Countering this good news for the miners, however, were results from US aluminium giant Alcoa which posted a massive quarterly loss and issued an outlook for stagnant growth in global demand for the metal.
Among the blue chip fallers, copper miner Rio Tinto shed 32p at 3,083p, while BHP Billiton lost 2.5p at 1,769.5p.
Stocks to watch include:
TULLOW OIL – State-controlled Norwegian energy firm Statoil is studying overseas acquisitions to reduce its focus on Norway and Tullow Oil is among targets it is studying, Bloomberg reported late on Thursday, quoting unnamed company sources.
JD SPORTS – The sportswear retailer said it was on track to post results in line with market expectations and added it had strong Christmas trading.
SHIRE -The drug maker has extended its tender offer for ViroPharma.
REXAM – Montagu Private Equity has entered advanced talks with Rexam to buy the beverage can maker’s healthcare packaging unit, two people familiar with the transaction told Reuters.
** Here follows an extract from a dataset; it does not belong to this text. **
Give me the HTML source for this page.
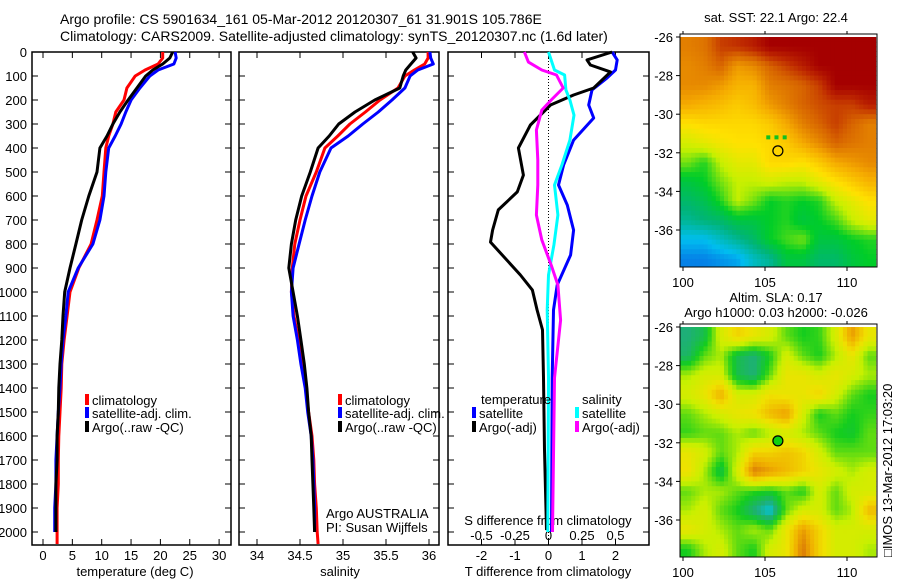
<!DOCTYPE html>
<html><head><meta charset="utf-8">
<style>
body{margin:0;background:#fff;}
svg{display:block;font-family:"Liberation Sans",sans-serif;}
text{font-size:13px;fill:#000;}
</style></head>
<body>
<svg id="c" width="900" height="580" viewBox="0 0 900 580">
<text x="60" y="24" style="font-size:14px">Argo profile: CS 5901634_161 05-Mar-2012 20120307_61 31.901S 105.786E</text>
<text x="60" y="41" style="font-size:14px">Climatology: CARS2009. Satellite-adjusted climatology: synTS_20120307.nc (1.6d later)</text>
<text x="776" y="22" text-anchor="middle">sat. SST: 22.1 Argo: 22.4</text>
<text x="776" y="302" text-anchor="middle">Altim. SLA: 0.17</text>
<text x="776" y="317" text-anchor="middle">Argo h1000: 0.03 h2000: -0.026</text>
<text transform="translate(892,557) rotate(-90)">□IMOS 13-Mar-2012 17:03:20</text>
<g id="g"></g>
</svg>
<script>
// ---- data ----
const depths=[0,25,50,75,100,150,200,250,300,350,400,500,600,700,800,900,1000,1100,1200,1300,1400,1500,1600,1700,1800,1900,2000];
const depthsClim=[0,25,50,75,100,150,200,250,300,350,400,500,600,700,800,900,1000,1100,1200,1300,1400,1500,1600,1700,1800,1900,2000,2050];
const tempClim=[20.4,20.4,19.6,17.4,15.7,14.3,13.8,12.4,11.9,11.2,10.7,10.4,10.1,9.2,8.2,6.1,4.6,4.1,3.6,3.2,3.1,2.9,2.7,2.6,2.6,2.4,2.4,2.4];
const tempSat=[22.5,22.7,22.3,19.6,18.2,16.5,15.0,14.1,13.3,12.3,11.2,10.7,10.4,9.7,8.5,6.0,4.3,3.9,3.4,3.1,2.9,2.6,2.4,2.2,2.2,2.0,2.0];
const tempArgo=[22.1,21.6,20.4,18.7,17.5,16.0,14.5,13.1,11.9,10.9,9.7,9.2,7.8,6.6,5.6,4.6,3.7,3.4,3.2,2.9,2.7,2.6,2.4,2.4,2.2,2.2,2.2];
const salClim=[35.99,35.99,35.95,35.83,35.72,35.64,35.43,35.26,35.08,34.94,34.79,34.69,34.57,34.50,34.44,34.41,34.40,34.43,34.48,34.52,34.57,34.60,34.64,34.66,34.67,34.69,34.70,34.71];
const salSat=[36.01,36.02,36.05,35.87,35.78,35.72,35.57,35.41,35.23,35.06,34.86,34.73,34.64,34.56,34.49,34.42,34.40,34.42,34.47,34.51,34.56,34.59,34.63,34.65,34.66,34.67,34.67];
const salArgo=[35.81,35.85,35.79,35.73,35.70,35.66,35.37,35.14,34.95,34.84,34.71,34.62,34.52,34.45,34.40,34.37,34.42,34.47,34.51,34.55,34.58,34.60,34.63,34.64,34.65,34.66,34.67];
const dTSatDepth=[0,33,75,108,158,221,275,367,471,554,638,742,846,971,1075,1358,2000];
const dTSat=[1.9,2.05,2.0,1.75,1.3,1.2,1.35,0.75,0.45,0.3,0.56,0.75,0.66,0.26,0.15,0.11,0.09];
const dTArgoDepth=[0,33,54,83,150,179,221,304,400,513,583,658,742,792,929,992,1075,1158,1358,1658,1992];
const dTArgo=[1.9,1.15,1.25,1.85,1.35,0.75,0.06,-0.54,-0.9,-0.75,-0.93,-1.5,-1.67,-1.73,-0.84,-0.48,-0.34,-0.18,-0.15,-0.12,-0.06];
const dSSatDepth=[0,75,96,158,200,263,367,471,554,679,804,929,1075,1358,2000];
const dSSat=[0,0.045,0.12,0.13,0.16,0.19,0.16,0.1,0.045,0.07,0.04,0,-0.01,0,-0.005];
const dSArgoDepth=[0,42,75,96,150,200,242,325,450,554,679,783,888,971,1117,1358,2000];
const dSArgo=[-0.18,-0.15,-0.05,0.06,0.11,0.02,-0.05,-0.09,-0.08,-0.08,-0.09,-0.05,0.02,0.07,0.09,0.045,0.03];
const depthTicks=[0,100,200,300,400,500,600,700,800,900,1000,1100,1200,1300,1400,1500,1600,1700,1800,1900,2000];
const tempTicks=[0,5,10,15,20,25,30];
const salTicks=[34,34.5,35,35.5,36];
const dTTicks=[-2,-1,0,1,2];
const dSTicks=[-0.5,-0.25,0,0.25,0.5];
const dSTickLabels=["-0.5","-0.25","0","0.25","0.5"];
const lonTicks=[100,105,110];
const latTicks=[-26,-28,-30,-32,-34,-36];
const sstGrid=[
[.8,.82,.9,.92,.95,1,1,1,1,1,1,1],
[.78,.8,.85,.75,.78,.85,.9,.95,1,1,1,1],
[.78,.78,.75,.7,.7,.8,.82,.85,.9,1,1,1],
[.72,.7,.68,.65,.68,.75,.8,.85,.88,.9,.9,.95],
[.6,.62,.62,.62,.62,.65,.72,.8,.85,.9,.85,.8],
[.52,.55,.58,.6,.6,.62,.65,.72,.78,.85,.82,.8],
[.45,.4,.5,.55,.55,.62,.62,.6,.65,.72,.75,.78],
[.35,.38,.45,.5,.5,.52,.5,.5,.55,.6,.65,.7],
[.3,.33,.4,.5,.45,.38,.4,.38,.4,.5,.55,.6],
[.25,.28,.3,.35,.35,.38,.4,.35,.38,.42,.5,.55],
[.15,.15,.2,.25,.3,.38,.42,.45,.35,.35,.38,.4],
[.08,.08,.1,.12,.2,.25,.35,.35,.3,.3,.35,.38]];
const slaGrid=[
[.3,.35,.55,.65,.6,.55,.45,.4,.42,.55,.75,.6],
[.32,.45,.5,.35,.3,.4,.55,.45,.4,.5,.6,.45],
[.5,.55,.55,.35,.3,.45,.6,.6,.55,.6,.55,.5],
[.55,.6,.72,.55,.55,.62,.6,.6,.65,.55,.45,.4],
[.45,.5,.55,.6,.62,.7,.75,.55,.4,.45,.4,.42],
[.42,.45,.45,.5,.45,.5,.55,.5,.45,.4,.38,.45],
[.6,.55,.45,.5,.65,.65,.68,.65,.55,.45,.45,.45],
[.62,.5,.35,.55,.8,.75,.7,.65,.6,.55,.5,.55],
[.45,.5,.5,.45,.42,.4,.45,.4,.55,.45,.55,.55],
[.5,.55,.45,.4,.3,.2,.45,.55,.55,.45,.5,.7],
[.6,.55,.5,.45,.5,.45,.6,.75,.65,.55,.55,.55],
[.4,.5,.55,.45,.4,.55,.6,.8,.65,.55,.55,.5]];
const argoLon=105.786, argoLat=-31.901;

// ---- drawing ----
const NS="http://www.w3.org/2000/svg";
const G=document.getElementById('g');
function mk(tag,attrs,parent){const e=document.createElementNS(NS,tag);for(const k in attrs)e.setAttribute(k,attrs[k]);(parent||G).appendChild(e);return e;}
function txt(x,y,s,anchor,parent){const t=mk('text',{x:x,y:y,'text-anchor':anchor||'start'},parent);t.textContent=s;return t;}
const TOP=52,BOT=545;
const yD=d=>TOP+d*0.24;
const xT=v=>43+v*5.87;
const xS=v=>257+(v-34)*86;
const xdT=v=>548.5+v*33.5;
const xdS=v=>548.5+v*134;

function frame(x0,x1,name){
  const r=mk('rect',{x:x0,y:TOP,width:x1-x0,height:BOT-TOP,fill:'none',stroke:'#000','stroke-width':1.5});
  
  
  depthTicks.forEach(d=>{
    mk('line',{x1:x0,x2:x0+6,y1:yD(d),y2:yD(d),stroke:'#000'});
    mk('line',{x1:x1,x2:x1-6,y1:yD(d),y2:yD(d),stroke:'#000'});
  });
}
function xticks(vals,fx,labels,y,top,bottom){
  vals.forEach((v,i)=>{
    const x=fx(v);
    if(top)mk('line',{x1:x,x2:x,y1:TOP,y2:TOP+6,stroke:'#000'});
    if(bottom)mk('line',{x1:x,x2:x,y1:BOT,y2:BOT-6,stroke:'#000'});
    const t=txt(x,y,labels?labels[i]:String(v),'middle');
    
    
  });
}
function line(xs,ds,fx,color,name){
  const p=xs.map((v,i)=>fx(v).toFixed(1)+','+yD(ds[i]).toFixed(1)).join(' ');
  const e=mk('polyline',{points:p,fill:'none',stroke:color,'stroke-width':3,'stroke-linejoin':'round'});
  
  
}
function legend(x,y,color,label){
  mk('rect',{x:x,y:y-6,width:4,height:11,fill:color});
  const t=txt(x+7,y+5,label);
  
  
}
// panel 1
frame(32,231,'temperature-panel');
depthTicks.forEach(d=>{const t=txt(27,yD(d)+5,String(d),'end');
  
  });
xticks(tempTicks,xT,null,560,true,true);
const t1=txt(135,576,'temperature (deg C)','middle');


line(tempClim,depthsClim,xT,'#f00','temp-climatology-line');
line(tempSat,depths,xT,'#00f','temp-satellite-line');
line(tempArgo,depths,xT,'#000','temp-argo-line');
legend(85,400,'#f00','climatology');
legend(85,413,'#00f','satellite-adj. clim.');
legend(85,427,'#000','Argo(..raw -QC)');
// panel 2
frame(239,439,'salinity-panel');
xticks(salTicks,xS,null,560,true,true);
const t2=txt(340,576,'salinity','middle');


line(salClim,depthsClim,xS,'#f00','sal-climatology-line');
line(salSat,depths,xS,'#00f','sal-satellite-line');
line(salArgo,depths,xS,'#000','sal-argo-line');
legend(338,400,'#f00','climatology');
legend(338,413,'#00f','satellite-adj. clim.');
legend(338,427,'#000','Argo(..raw -QC)');
txt(326,518,'Argo AUSTRALIA');
txt(326,532,'PI: Susan Wijffels');
// panel 3
frame(448,649,'difference-panel');
mk('line',{x1:548.5,x2:548.5,y1:TOP,y2:BOT,stroke:'#000','stroke-dasharray':'1,2'});
xticks(dTTicks,xdT,null,560,false,true);
dSTicks.forEach(v=>mk('line',{x1:xdS(v),x2:xdS(v),y1:TOP,y2:TOP+6,stroke:'#000'}));
xticks(dSTicks,xdS,dSTickLabels,540,false,false);
txt(548,525,'S difference from climatology','middle');
const t3=txt(548,576,'T difference from climatology','middle');


line(dTSat,dTSatDepth,xdT,'#00f','dT-satellite-line');
line(dTArgo,dTArgoDepth,xdT,'#000','dT-argo-line');
line(dSSat,dSSatDepth,xdS,'#0ff','dS-satellite-line');
line(dSArgo,dSArgoDepth,xdS,'#f0f','dS-argo-line');
txt(481,404,'temperature');
legend(472,413,'#00f','satellite');
legend(472,427,'#000','Argo(-adj)');
txt(582,404,'salinity');
legend(575,413,'#0ff','satellite');
legend(575,427,'#f0f','Argo(-adj)');

// maps
function cmap(v,stops){
  v=Math.max(0,Math.min(1,v));
  for(let i=1;i<stops.length;i++){if(v<=stops[i][0]){const a=stops[i-1],b=stops[i],f=(v-a[0])/(b[0]-a[0]||1);
    return 'rgb('+[1,2,3].map(k=>Math.round(a[k]+(b[k]-a[k])*f)).join(',')+')';}}
  const s=stops[stops.length-1];return 'rgb('+s[1]+','+s[2]+','+s[3]+')';
}
const sstStops=[[0,10,60,220],[.15,0,190,240],[.28,0,180,120],[.38,0,205,40],[.5,200,240,0],[.6,255,225,0],[.72,245,170,0],[.85,215,100,0],[.93,190,40,0],[1,165,0,0]];
const slaStops=[[.2,0,200,230],[.3,30,175,120],[.4,20,205,30],[.52,200,240,0],[.62,240,225,0],[.72,240,175,0],[.85,205,90,10]];
function bil(grid,lon,lat){
  let fi=Math.max(0,Math.min(10.999,lon-100.3)),fj=Math.max(0,Math.min(10.999,-26.5-lat));
  const i=Math.floor(fi),j=Math.floor(fj),a=fi-i,b=fj-j;
  return grid[j][i]*(1-a)*(1-b)+grid[j][i+1]*a*(1-b)+grid[j+1][i]*(1-a)*b+grid[j+1][i+1]*a*b;
}
function map(grid,stops,y0,name,dotFill){
  const X=l=>683+(l-100)*16.4, Y=la=>y0+3+(-26-la)*19.3;
  const g=mk('g',{});
  
  
  for(let la=-26;la>-38;la-=0.25)for(let lo=99.75;lo<111.75;lo+=0.25){
    const x=Math.max(680,X(lo)),x2=Math.min(877,X(lo+0.25));
    const y=Math.max(y0,Y(la)),y2=Math.min(y0+233,Y(la-0.25));
    if(x2<=x||y2<=y)continue;
    mk('rect',{x:x,y:y,width:x2-x+0.5,height:y2-y+0.5,fill:cmap(bil(grid,lo+0.125,la-0.125),stops)},g);
  }
  mk('rect',{x:680,y:y0,width:197,height:233,fill:'none',stroke:'#000'},g);
  latTicks.forEach(la=>{mk('line',{x1:676,x2:680,y1:Y(la),y2:Y(la),stroke:'#000'},g);
    const t=txt(673,Y(la)+5,String(la),'end',g);
    
    });
  lonTicks.forEach(lo=>{mk('line',{x1:X(lo),x2:X(lo),y1:y0+233,y2:y0+237,stroke:'#000'},g);
    mk('line',{x1:X(lo),x2:X(lo),y1:y0,y2:y0-3,stroke:'#000'},g);
    const t=txt(X(lo),y0+253,String(lo),'middle',g);
    
    });
  const c=mk('circle',{cx:X(argoLon),cy:Y(argoLat),r:5,fill:dotFill,stroke:'#000','stroke-width':1.2},g);
  
  
  return [X,Y,g];
}
const [sx,sy,sg]=map(sstGrid,sstStops,34,'sst-map',cmap(bil(sstGrid,argoLon,argoLat),sstStops));
[105.2,105.7,106.2].forEach(lo=>mk('rect',{x:sx(lo)-2,y:sy(-31.2)-2,width:4,height:4,fill:'#10c020'},sg));
map(slaGrid,slaStops,324,'sla-map','#10d010');
</script>
</body></html>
CINEWORLD – The cinema operator has announced plans to combine with rival Cinema City International. Cineworld Group, responding to a report it is close to buying Warsaw-listed Cinema City International’s (CCI) movie theatre operations, also confirmed it was in advanced talks.
GULFSANDS -The oil explorer said its third onshore Morocco well had proven to be a dry hole.
PERFORM GROUP – Perform, which owns digital rights through contracts relating to more than 200 events, said its chief financial officer was stepping down.